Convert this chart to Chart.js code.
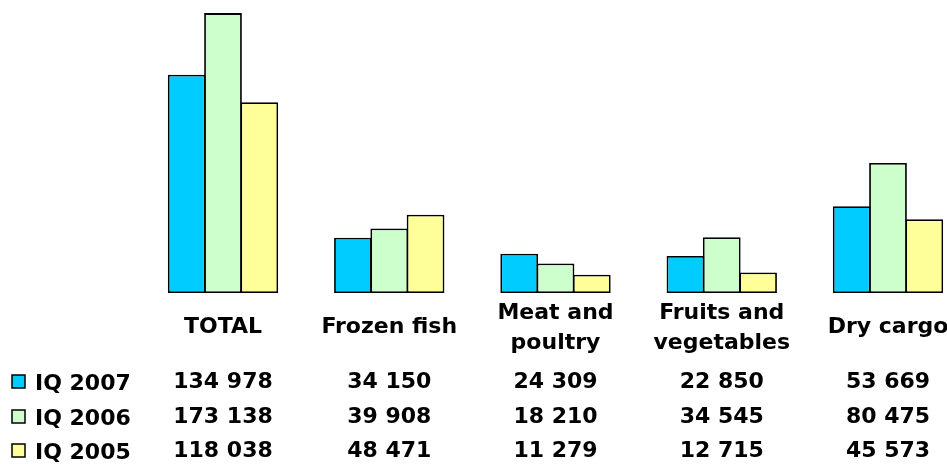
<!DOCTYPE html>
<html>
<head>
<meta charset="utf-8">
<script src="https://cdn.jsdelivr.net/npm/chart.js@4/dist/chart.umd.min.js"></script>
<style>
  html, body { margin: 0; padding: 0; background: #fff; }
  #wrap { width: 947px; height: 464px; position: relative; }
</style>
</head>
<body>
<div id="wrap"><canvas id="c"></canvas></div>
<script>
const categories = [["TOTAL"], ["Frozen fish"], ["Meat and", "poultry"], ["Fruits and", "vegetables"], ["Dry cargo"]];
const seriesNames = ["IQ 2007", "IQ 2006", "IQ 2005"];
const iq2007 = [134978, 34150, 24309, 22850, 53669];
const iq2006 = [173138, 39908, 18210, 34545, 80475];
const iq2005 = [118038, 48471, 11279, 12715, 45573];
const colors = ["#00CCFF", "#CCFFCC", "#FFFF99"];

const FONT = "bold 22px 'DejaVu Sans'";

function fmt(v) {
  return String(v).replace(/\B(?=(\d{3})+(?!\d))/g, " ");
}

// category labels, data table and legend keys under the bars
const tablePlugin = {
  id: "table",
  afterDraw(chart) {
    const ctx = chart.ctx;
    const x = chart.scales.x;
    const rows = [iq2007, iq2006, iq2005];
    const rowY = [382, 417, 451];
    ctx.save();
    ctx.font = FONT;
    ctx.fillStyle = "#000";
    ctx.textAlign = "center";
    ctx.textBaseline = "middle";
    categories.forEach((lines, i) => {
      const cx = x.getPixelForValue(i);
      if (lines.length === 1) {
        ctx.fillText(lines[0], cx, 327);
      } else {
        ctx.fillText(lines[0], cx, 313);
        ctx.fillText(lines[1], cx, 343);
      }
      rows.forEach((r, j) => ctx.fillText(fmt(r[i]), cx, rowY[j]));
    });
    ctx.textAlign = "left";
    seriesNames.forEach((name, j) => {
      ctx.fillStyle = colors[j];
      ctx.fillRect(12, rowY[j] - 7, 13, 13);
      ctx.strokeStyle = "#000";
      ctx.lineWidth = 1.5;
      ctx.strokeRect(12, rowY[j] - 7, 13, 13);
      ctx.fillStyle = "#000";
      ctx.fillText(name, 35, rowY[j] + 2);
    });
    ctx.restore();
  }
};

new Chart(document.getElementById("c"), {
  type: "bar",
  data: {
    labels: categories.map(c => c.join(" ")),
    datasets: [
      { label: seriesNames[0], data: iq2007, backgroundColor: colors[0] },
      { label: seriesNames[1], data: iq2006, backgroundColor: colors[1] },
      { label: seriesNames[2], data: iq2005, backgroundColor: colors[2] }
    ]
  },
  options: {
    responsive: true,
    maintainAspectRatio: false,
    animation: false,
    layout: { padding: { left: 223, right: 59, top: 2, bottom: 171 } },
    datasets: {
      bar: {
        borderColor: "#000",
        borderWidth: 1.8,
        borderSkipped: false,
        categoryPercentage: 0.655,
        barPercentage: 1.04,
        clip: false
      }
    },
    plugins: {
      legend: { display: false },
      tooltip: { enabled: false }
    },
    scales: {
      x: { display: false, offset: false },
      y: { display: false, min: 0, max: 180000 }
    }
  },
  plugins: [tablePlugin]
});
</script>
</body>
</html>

————

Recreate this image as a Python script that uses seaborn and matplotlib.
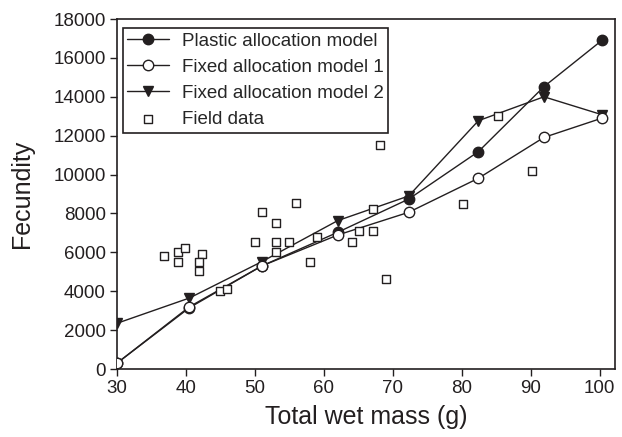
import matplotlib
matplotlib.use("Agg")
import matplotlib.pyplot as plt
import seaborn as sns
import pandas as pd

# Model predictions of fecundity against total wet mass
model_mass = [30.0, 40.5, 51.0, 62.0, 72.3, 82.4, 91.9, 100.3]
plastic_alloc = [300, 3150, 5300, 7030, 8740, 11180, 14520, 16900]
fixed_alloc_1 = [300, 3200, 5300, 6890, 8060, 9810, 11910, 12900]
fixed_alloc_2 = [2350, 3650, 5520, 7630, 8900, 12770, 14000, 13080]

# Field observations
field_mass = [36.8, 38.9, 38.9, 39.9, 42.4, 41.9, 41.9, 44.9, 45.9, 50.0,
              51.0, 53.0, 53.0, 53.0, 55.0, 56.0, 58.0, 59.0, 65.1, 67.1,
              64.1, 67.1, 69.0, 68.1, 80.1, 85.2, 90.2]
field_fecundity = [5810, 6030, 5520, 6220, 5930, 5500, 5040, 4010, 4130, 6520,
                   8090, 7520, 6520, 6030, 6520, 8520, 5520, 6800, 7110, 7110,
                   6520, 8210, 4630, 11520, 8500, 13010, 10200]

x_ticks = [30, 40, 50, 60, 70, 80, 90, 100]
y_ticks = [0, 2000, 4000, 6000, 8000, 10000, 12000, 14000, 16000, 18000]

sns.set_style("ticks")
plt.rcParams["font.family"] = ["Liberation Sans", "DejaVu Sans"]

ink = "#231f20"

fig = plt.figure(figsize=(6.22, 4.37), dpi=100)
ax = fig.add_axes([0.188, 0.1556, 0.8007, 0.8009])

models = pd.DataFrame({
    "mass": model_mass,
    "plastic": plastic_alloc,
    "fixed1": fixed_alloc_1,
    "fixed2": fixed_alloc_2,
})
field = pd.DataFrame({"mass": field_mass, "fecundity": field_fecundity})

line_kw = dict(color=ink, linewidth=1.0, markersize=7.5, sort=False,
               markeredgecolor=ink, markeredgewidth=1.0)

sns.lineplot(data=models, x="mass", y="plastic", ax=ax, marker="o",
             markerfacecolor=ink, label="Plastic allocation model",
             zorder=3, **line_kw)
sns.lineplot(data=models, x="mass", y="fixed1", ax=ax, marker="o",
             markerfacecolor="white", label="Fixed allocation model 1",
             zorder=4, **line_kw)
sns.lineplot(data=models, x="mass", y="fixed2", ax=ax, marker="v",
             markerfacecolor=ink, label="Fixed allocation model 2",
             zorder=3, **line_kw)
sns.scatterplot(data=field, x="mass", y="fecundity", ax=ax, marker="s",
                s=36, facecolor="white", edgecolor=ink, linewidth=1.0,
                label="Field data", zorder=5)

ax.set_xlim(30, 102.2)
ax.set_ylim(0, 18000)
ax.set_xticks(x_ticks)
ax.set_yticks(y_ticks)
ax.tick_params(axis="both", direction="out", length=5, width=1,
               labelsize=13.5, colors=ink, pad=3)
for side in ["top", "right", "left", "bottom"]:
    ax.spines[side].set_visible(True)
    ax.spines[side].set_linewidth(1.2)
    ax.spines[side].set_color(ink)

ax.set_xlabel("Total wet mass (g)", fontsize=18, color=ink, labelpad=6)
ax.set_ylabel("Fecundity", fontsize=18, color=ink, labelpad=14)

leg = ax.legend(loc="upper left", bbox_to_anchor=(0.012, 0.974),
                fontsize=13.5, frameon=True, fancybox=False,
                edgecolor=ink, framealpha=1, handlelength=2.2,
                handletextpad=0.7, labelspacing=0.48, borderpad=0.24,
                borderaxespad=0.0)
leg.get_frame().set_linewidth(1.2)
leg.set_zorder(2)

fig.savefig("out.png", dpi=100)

————

Copy exactly the stretch of lines from the one containing "Recreate this image" through the one containing "import pandas as pd", both included. Leave out any pictures.

» **Result**
Recreate this image as a Python script that uses seaborn and matplotlib.
import matplotlib
matplotlib.use("Agg")
import matplotlib.pyplot as plt
import seaborn as sns
import pandas as pd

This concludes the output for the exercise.